TASK INSTRUCTIONS
From the first line of the listing below, retype each line up to and including the one with "deplacement_mi = np.arange(107.5, 1500, 5)"; pictures stay out.

EXERCISE INPUTS
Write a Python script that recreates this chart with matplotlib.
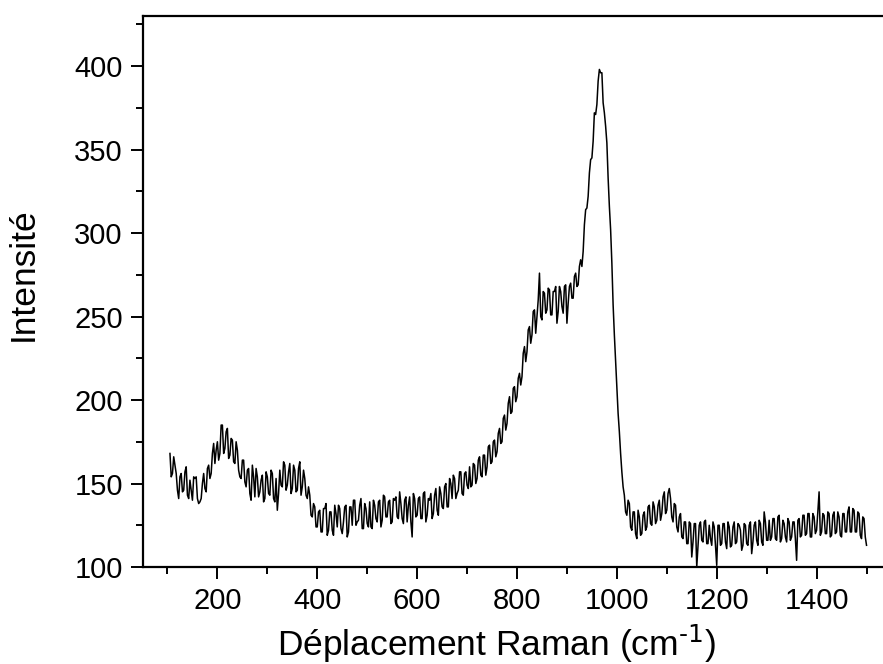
import numpy as np
import matplotlib.pyplot as plt

plt.rcParams['font.family'] = ['Liberation Sans', 'DejaVu Sans']
plt.rcParams['mathtext.default'] = 'regular'

# Déplacement Raman (cm-1): points lus tous les 5 cm-1, plus les points intermédiaires
deplacement = np.arange(105, 1501, 5)
deplacement_mi = np.arange(107.5, 1500, 5)

intensite = [
    168, 156, 161, 146, 154, 145, 157, 143, 152, 140,   # 105-150
    153, 141, 139, 150, 147, 159, 153, 168, 162, 175,   # 155-200
    168, 185, 171, 183, 167, 176, 162, 170, 154, 164,   # 205-250
    151, 158, 144, 161, 142, 154, 145, 155, 141, 154,   # 255-300
    143, 156, 139, 134, 158, 148, 161, 149, 162, 147,   # 305-350
    158, 146, 163, 148, 153, 141, 143, 130, 136, 124,   # 355-400
    134, 121, 135, 119, 133, 122, 137, 124, 135, 120,   # 405-450
    136, 118, 136, 125, 140, 127, 137, 123, 138, 126,   # 455-500
    139, 123, 137, 127, 140, 128, 142, 130, 140, 127,   # 505-550
    140, 130, 145, 129, 140, 127, 142, 118, 141, 131,   # 555-600
    142, 129, 145, 131, 140, 129, 143, 134, 148, 136,   # 605-650
    148, 136, 153, 141, 153, 144, 157, 144, 156, 149,   # 655-700
    160, 149, 161, 153, 166, 154, 167, 160, 173, 163,   # 705-750
    176, 169, 183, 175, 191, 186, 202, 193, 208, 202,   # 755-800
    216, 214, 232, 229, 244, 239, 254, 250, 276, 248,   # 805-850
    264, 254, 266, 251, 265, 246, 268, 256, 268, 246,   # 855-900
    268, 261, 274, 268, 280, 280, 305, 315, 336, 345,   # 905-950
    372, 377, 398, 396, 372, 354, 316, 282, 239, 206,   # 955-1000
    181, 157, 143, 131, 138, 122, 133, 117, 130, 120,   # 1005-1050
    133, 124, 137, 125, 136, 128, 140, 132, 145, 134,   # 1055-1100
    147, 130, 138, 124, 130, 118, 127, 114, 127, 106,   # 1105-1150
    126, 100, 125, 116, 127, 114, 125, 113, 124, 101,   # 1155-1200
    125, 114, 126, 111, 124, 113, 127, 115, 125, 110,   # 1205-1250
    126, 114, 125, 108, 125, 116, 128, 115, 133, 116,   # 1255-1300
    128, 118, 129, 116, 131, 117, 126, 115, 127, 118,   # 1305-1350
    127, 104, 129, 119, 131, 120, 132, 118, 130, 122,   # 1355-1400
    145, 121, 131, 120, 132, 119, 133, 121, 130, 118,   # 1405-1450
    132, 121, 136, 121, 134, 121, 132, 117, 129, 113,   # 1455-1500
]

intensite_mi = [
    154, 166, 156, 141, 156, 146, 160, 141, 146, 154,   # 107.5-152.5
    154, 138, 141, 156, 145, 161, 156, 174, 170, 164,   # 157.5-202.5
    185, 168, 181, 165, 177, 163, 175, 158, 153, 164,   # 207.5-252.5
    148, 159, 140, 154, 159, 142, 152, 139, 157, 144,   # 257.5-302.5
    158, 141, 153, 144, 149, 163, 146, 157, 144, 161,   # 307.5-352.5
    145, 159, 143, 158, 143, 148, 131, 138, 124, 133,   # 357.5-402.5
    121, 135, 138, 122, 133, 119, 132, 137, 123, 127,   # 407.5-452.5
    137, 121, 136, 140, 125, 128, 141, 123, 135, 124,   # 457.5-502.5
    124, 140, 129, 139, 124, 143, 130, 139, 126, 141,   # 507.5-552.5
    142, 129, 138, 126, 142, 137, 127, 144, 130, 141,   # 557.5-602.5
    129, 144, 127, 141, 144, 132, 147, 131, 144, 135,   # 607.5-652.5
    150, 136, 150, 155, 141, 146, 157, 143, 157, 147,   # 657.5-702.5
    148, 162, 150, 164, 155, 167, 155, 172, 162, 175,   # 707.5-752.5
    166, 180, 174, 189, 182, 198, 192, 207, 199, 213,   # 757.5-802.5
    209, 228, 223, 242, 234, 253, 240, 260, 250, 265,   # 807.5-852.5
    252, 267, 251, 265, 268, 253, 265, 252, 269, 258,   # 857.5-902.5
    270, 261, 276, 269, 284, 289, 314, 322, 344, 355,   # 907.5-952.5
    371, 391, 396, 378, 364, 333, 302, 257, 223, 192,   # 957.5-1002.5
    168, 148, 133, 140, 124, 133, 120, 134, 119, 131,   # 1007.5-1052.5
    122, 136, 126, 139, 126, 137, 128, 142, 132, 144,   # 1057.5-1102.5
    141, 127, 137, 121, 132, 117, 127, 114, 126, 115,   # 1107.5-1152.5
    126, 112, 127, 115, 128, 114, 117, 127, 113, 125,   # 1157.5-1202.5
    113, 126, 115, 127, 112, 124, 114, 126, 122, 113,   # 1207.5-1252.5
    125, 113, 127, 115, 127, 113, 126, 113, 127, 116,   # 1257.5-1302.5
    116, 129, 117, 130, 115, 128, 118, 129, 116, 127,   # 1307.5-1352.5
    117, 128, 118, 131, 119, 132, 118, 132, 120, 133,   # 1357.5-1402.5
    119, 132, 120, 133, 118, 131, 120, 133, 119, 132,   # 1407.5-1452.5
    121, 133, 121, 135, 121, 133, 119, 130, 118,        # 1457.5-1497.5
]

xticks = [200, 400, 600, 800, 1000, 1200, 1400]
yticks = [100, 150, 200, 250, 300, 350, 400]

# on entrelace les deux séries de points
x = np.empty(len(deplacement) + len(deplacement_mi))
y = np.empty_like(x)
x[0::2], x[1::2] = deplacement, deplacement_mi
y[0::2], y[1::2] = intensite, intensite_mi

fig = plt.figure(figsize=(8.83, 6.64), dpi=100)
ax = fig.add_axes([143 / 883, 97 / 664, 740 / 883, 551 / 664])

ax.plot(x, y, color='black', lw=1.1)

ax.set_xlim(51, 1533)
ax.set_ylim(100, 430)
ax.set_xticks(xticks)
ax.set_yticks(yticks)
ax.set_xticks(np.arange(100, 1501, 100), minor=True)
ax.set_yticks(np.arange(125, 430, 25), minor=True)

ax.spines['right'].set_visible(False)
for s in ['left', 'bottom', 'top']:
    ax.spines[s].set_linewidth(1.6)

ax.tick_params(which='major', direction='out', length=8.5, width=1.4,
               labelsize=21, pad=6)
ax.tick_params(which='minor', direction='out', length=5, width=1.4)
ax.tick_params(top=False, right=False, which='both')

ax.set_xlabel(r'Déplacement Raman (cm$^{\text{-1}}$)', fontsize=25.5)
ax.set_ylabel('Intensité', fontsize=25.5)
ax.xaxis.set_label_coords(0.477, -0.1)
ax.yaxis.set_label_coords(-0.139, 0.531)

fig.savefig('out.png', dpi=100)
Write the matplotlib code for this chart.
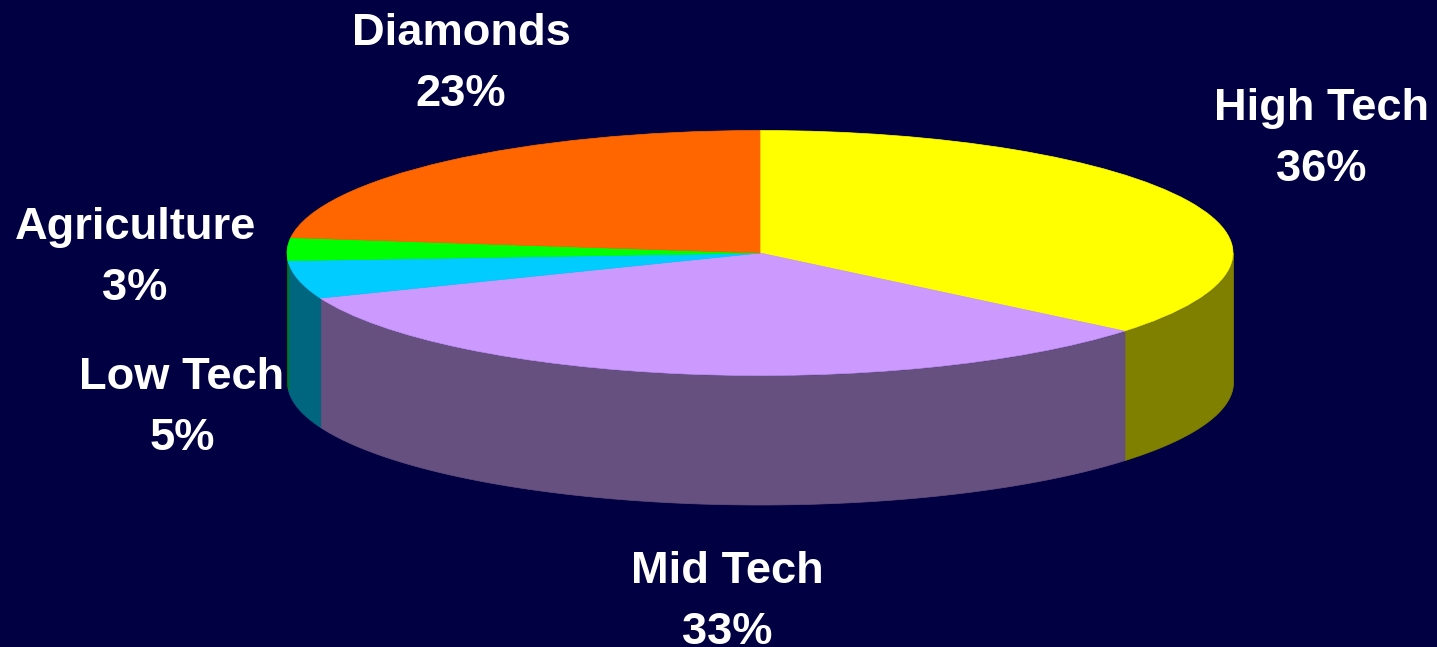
import numpy as np
import matplotlib
matplotlib.use('Agg')
import matplotlib.pyplot as plt

labels = ['High Tech', 'Mid Tech', 'Low Tech', 'Agriculture', 'Diamonds']
values = [36, 33, 5, 3, 23]
colors = ['#FFFF00', '#CC99FF', '#00CCFF', '#00FF00', '#FF6600']
side_colors = ['#808000', '#66507F', '#006680', '#008000', '#803300']
bg = '#000042'

W, H = 1437, 647
cx, cy, rx, ry, depth = 760, 253, 473, 122.5, 129

fig = plt.figure(figsize=(W / 100, H / 100), dpi=100, facecolor=bg)
ax = fig.add_axes([0, 0, 1, 1])
ax.set_facecolor(bg)

# side wall, only the front half (sin < 0) can be seen
depth_u = depth / ry
angle = 90.0
for v, c in zip(values, side_colors):
    a1 = angle - v * 3.6
    lo, hi = max(a1, -180), min(angle, 0)
    if hi > lo:
        t = np.radians(np.linspace(lo, hi, 100))
        ax.fill_between(np.cos(t), np.sin(t), np.sin(t) - depth_u, color=c, lw=0.5, zorder=1)
    angle = a1

wedges, _ = ax.pie(values, colors=colors, startangle=90, counterclock=False, radius=1, frame=True)
for w, c in zip(wedges, colors):
    w.set_edgecolor(c)
    w.set_linewidth(0.5)
    w.set_zorder(2)

# circle units get squashed into an ellipse by the limits
ax.set_aspect('auto')
ax.set_xlim(-cx / rx, (W - cx) / rx)
ax.set_ylim((cy - H) / ry, cy / ry)
ax.set_axis_off()

# label centres in pixels
label_pos = [(1321, 139), (727, 602), (182, 408), (135, 258), (461, 64)]
for name, v, (px, py) in zip(labels, values, label_pos):
    ax.text((px - cx) / rx, (cy - py) / ry, f'{name}\n{v}%', color='white',
            fontsize=32.6, fontweight='bold', family='Liberation Sans',
            ha='center', va='center', linespacing=1.62, zorder=3)

fig.savefig('out.png', dpi=100, facecolor=bg)
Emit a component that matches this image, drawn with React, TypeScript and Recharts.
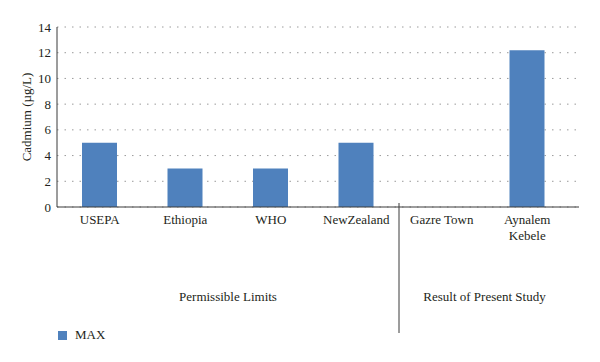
import React from "react";
import { BarChart, Bar, XAxis, YAxis, CartesianGrid, Legend } from "recharts";

const categories = ["USEPA", "Ethiopia", "WHO", "NewZealand", "Gazre Town", "Aynalem Kebele"];
const maxValues = [5, 3, 3, 5, 0, 12.2];
const yTicks = [0, 2, 4, 6, 8, 10, 12, 14];
const groups = [
  { label: "Permissible Limits", first: 0, last: 3 },
  { label: "Result of Present Study", first: 4, last: 5 },
];

const W = 600;
const H = 362;
const MARGIN = { top: 27, right: 21, left: 0, bottom: 18 };
const Y_WIDTH = 57;
const X_PAD_RIGHT = 9;
const BAND = (W - MARGIN.left - MARGIN.right - Y_WIDTH - X_PAD_RIGHT) / categories.length;

const FONT = "'Liberation Serif', 'DejaVu Serif', serif";
const TEXT = "#231f20";
const AXIS = "#3a3a3a";
const BLUE = "#4f81bd";
const textStyle = { fontFamily: FONT, fontSize: 13, fill: TEXT };

const data = categories.map((name, i) => ({ name, max: maxValues[i] }));

const CategoryTick = (props: any) => {
  const { x, y, payload, index } = props;
  const label: string = payload.value;
  const lines = label.length > 11 ? label.split(" ") : [label];
  const group = groups.find((g) => g.first === index);
  const isSplit = groups.some((g) => g.first === index && index > 0);
  return (
    <g>
      <text x={x} y={y} textAnchor="middle" style={textStyle}>
        {lines.map((l, i) => (
          <tspan key={i} x={x} dy={i === 0 ? 17 : 16}>
            {l}
          </tspan>
        ))}
      </text>
      {group && (
        <text x={x + ((group.last - group.first) / 2) * BAND} y={y + 94} textAnchor="middle" style={textStyle}>
          {group.label}
        </text>
      )}
      {isSplit && (
        <line x1={x - BAND / 2} x2={x - BAND / 2} y1={y - 4} y2={y + 126} stroke={AXIS} strokeWidth={1} />
      )}
    </g>
  );
};

const LegendBox = () => (
  <div style={{ display: "flex", alignItems: "center", paddingLeft: 58, height: 18, fontFamily: FONT, fontSize: 13, color: TEXT }}>
    <span style={{ display: "inline-block", width: 9, height: 9, background: BLUE, marginRight: 8 }} />
    <span>MAX</span>
  </div>
);

export default function App() {
  return (
    <div style={{ position: "absolute", left: 0, top: 0, width: W, height: H, background: "#fff" }}>
      <BarChart width={W} height={H} data={data} margin={MARGIN} barSize={35}>
        <CartesianGrid vertical={false} stroke="#9a9a9a" strokeDasharray="1.5 6" />
        <XAxis
          dataKey="name"
          height={119}
          padding={{ left: 0, right: X_PAD_RIGHT }}
          axisLine={{ stroke: AXIS }}
          tickLine={false}
          tickSize={0}
          tickMargin={0}
          interval={0}
          tick={<CategoryTick />}
        />
        <YAxis
          width={Y_WIDTH}
          domain={[0, 14]}
          ticks={yTicks}
          axisLine={{ stroke: AXIS }}
          tickLine={false}
          tickSize={0}
          tickMargin={6}
          tick={{ style: textStyle }}
          label={{
            value: "Cadmium (µg/L)",
            angle: -90,
            position: "insideLeft",
            offset: 26,
            style: { ...textStyle, textAnchor: "middle" },
          }}
        />
        <Legend verticalAlign="bottom" align="left" height={18} content={<LegendBox />} />
        <Bar dataKey="max" name="MAX" fill={BLUE} isAnimationActive={false} />
      </BarChart>
    </div>
  );
}
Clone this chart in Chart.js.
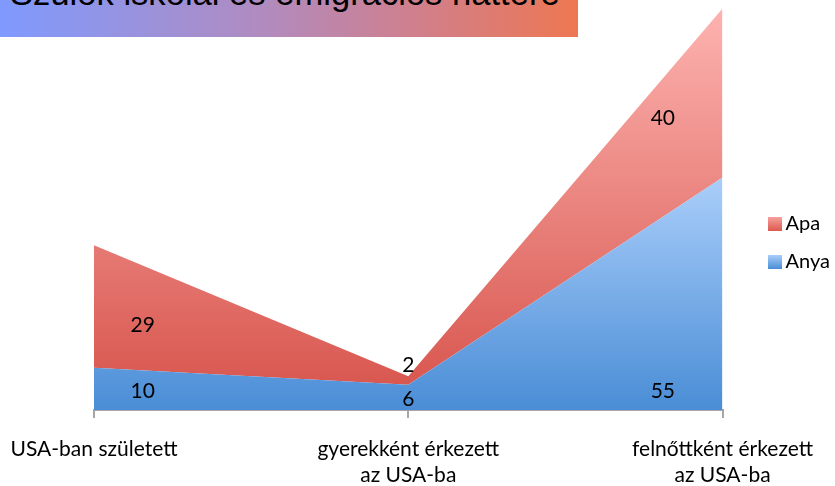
<!DOCTYPE html>
<html>
<head>
<meta charset="utf-8">
<script src="https://cdn.jsdelivr.net/npm/chart.js@4.4.0/dist/chart.umd.min.js"></script>
<style>
  html, body { margin: 0; padding: 0; background: #fff; }
  #wrap { position: relative; width: 835px; height: 486px; overflow: hidden; }
  #banner {
    position: absolute; left: 0; top: 0; width: 578px; height: 37px; overflow: hidden;
    background: linear-gradient(to right, #7f9afe 0%, #b08bc0 45%, #d07f8c 72%, #ee7752 100%);
  }
  #banner span {
    position: absolute; left: 10px; top: -24px; line-height: 34px; white-space: nowrap;
    font-family: "Liberation Sans", Arial, sans-serif; font-size: 34.6px; color: #000;
  }
</style>
</head>
<body>
<div id="wrap">
  <canvas id="chart" width="835" height="486"></canvas>
  <div id="banner"><span>Szülők iskolai és emigrációs háttere</span></div>
</div>
<script>
// chart data
const categories = [
  'USA-ban született',
  ['gyerekként érkezett', 'az USA-ba'],
  ['felnőttként érkezett', 'az USA-ba']
];
const anyaValues = [10, 6, 55];
const apaValues = [29, 2, 40];
const yMax = 97;

const FONT = 'Lato, "Open Sans", sans-serif';
const FONT_SIZE = 21;

function verticalFill(ctx, light, dark, topValue) {
  const chart = ctx.chart;
  const area = chart.chartArea;
  if (!area) return dark;
  const y = chart.scales.y;
  const top = y.getPixelForValue(topValue);
  const g = chart.ctx.createLinearGradient(0, top, 0, area.bottom);
  g.addColorStop(0, light);
  g.addColorStop(1, dark);
  return g;
}

function legendSwatch(light, dark) {
  const c = document.createElement('canvas');
  c.width = 14; c.height = 14;
  const x = c.getContext('2d');
  const g = x.createLinearGradient(0, 0, 0, 14);
  g.addColorStop(0, light);
  g.addColorStop(1, dark);
  x.fillStyle = g;
  x.fillRect(0, 0, 14, 14);
  return c;
}

const anyaMax = Math.max(...anyaValues);
const totalMax = Math.max(...anyaValues.map((v, i) => v + apaValues[i]));

// data labels placed inside the areas
const areaLabels = {
  id: 'areaLabels',
  afterDatasetsDraw(chart) {
    const ctx = chart.ctx;
    const xs = chart.scales.x, ys = chart.scales.y;
    const n = categories.length;
    const step = xs.getPixelForValue(1) - xs.getPixelForValue(0);
    ctx.save();
    ctx.font = FONT_SIZE + 'px ' + FONT;
    ctx.fillStyle = '#000';
    ctx.textAlign = 'center';
    ctx.textBaseline = 'middle';
    for (let i = 0; i < n; i++) {
      let x = xs.getPixelForValue(i);
      if (i === 0) x += step * 0.155;
      if (i === n - 1) x -= step * 0.19;
      const base = ys.getPixelForValue(0);
      const blueTop = ys.getPixelForValue(anyaValues[i]);
      const redTop = ys.getPixelForValue(anyaValues[i] + apaValues[i]);
      const blueBand = base - blueTop;
      ctx.fillText(String(anyaValues[i]), x, base - Math.min(blueBand / 2 - 2, 19));
      const redBand = blueTop - redTop;
      const ry = redBand < 20 ? redTop - 11 : blueTop - redBand * 0.35;
      ctx.fillText(String(apaValues[i]), x, ry);
    }
    ctx.restore();
  }
};

new Chart(document.getElementById('chart'), {
  type: 'line',
  data: {
    labels: categories,
    datasets: [
      {
        label: 'Anya',
        data: anyaValues,
        fill: 'origin',
        borderWidth: 0,
        pointRadius: 0,
        tension: 0,
        backgroundColor: ctx => verticalFill(ctx, '#aacefa', '#4a8dd6', anyaMax),
        swatch: legendSwatch('#aacefa', '#4a8dd6')
      },
      {
        label: 'Apa',
        data: apaValues,
        fill: '-1',
        borderWidth: 0,
        pointRadius: 0,
        tension: 0,
        backgroundColor: ctx => verticalFill(ctx, '#fdb3b0', '#d6524a', totalMax),
        swatch: legendSwatch('#f7a09b', '#dc5a50')
      }
    ]
  },
  options: {
    responsive: false,
    animation: false,
    layout: { padding: { left: 94, top: 0, right: -5, bottom: 0 } },
    plugins: {
      tooltip: { enabled: false },
      legend: {
        position: 'right',
        reverse: true,
        labels: {
          color: '#000',
          font: { family: FONT, size: 20 },
          padding: 18,
          boxWidth: 1,
          usePointStyle: true,
          generateLabels(chart) {
            return chart.data.datasets.map((ds, i) => ({
              text: ds.label,
              pointStyle: ds.swatch,
              fontColor: '#000',
              datasetIndex: i,
              hidden: false,
              lineWidth: 0
            }));
          }
        }
      }
    },
    scales: {
      x: {
        offset: false,
        border: { display: true, color: '#a6a6a6', width: 2 },
        grid: { display: true, drawOnChartArea: false, drawTicks: true, tickLength: 8, color: '#a6a6a6', lineWidth: 2 },
        ticks: {
          color: '#000',
          font: { family: FONT, size: FONT_SIZE, lineHeight: 1.25 },
          padding: 18,
          maxRotation: 0,
          autoSkip: false
        },
        afterFit(scale) {
          scale.height = 76;
          scale.paddingLeft = 0;
          scale.paddingRight = 0;
        }
      },
      y: {
        position: 'right',
        stacked: true,
        min: 0,
        max: yMax,
        grid: { display: false },
        border: { display: false },
        ticks: { display: false },
        afterFit(scale) { scale.width = 34; }
      }
    }
  },
  plugins: [areaLabels]
});
</script>
</body>
</html>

EXPECTED ANSWER
Write a Python script that recreates this chart with matplotlib.
import numpy as np
import matplotlib.pyplot as plt

plt.rcParams['font.family'] = ['Liberation Sans', 'DejaVu Sans']
plt.rcParams['mathtext.default'] = 'regular'

# Déplacement Raman (cm-1): points lus tous les 5 cm-1, plus les points intermédiaires
deplacement = np.arange(105, 1501, 5)
deplacement_mi = np.arange(107.5, 1500, 5)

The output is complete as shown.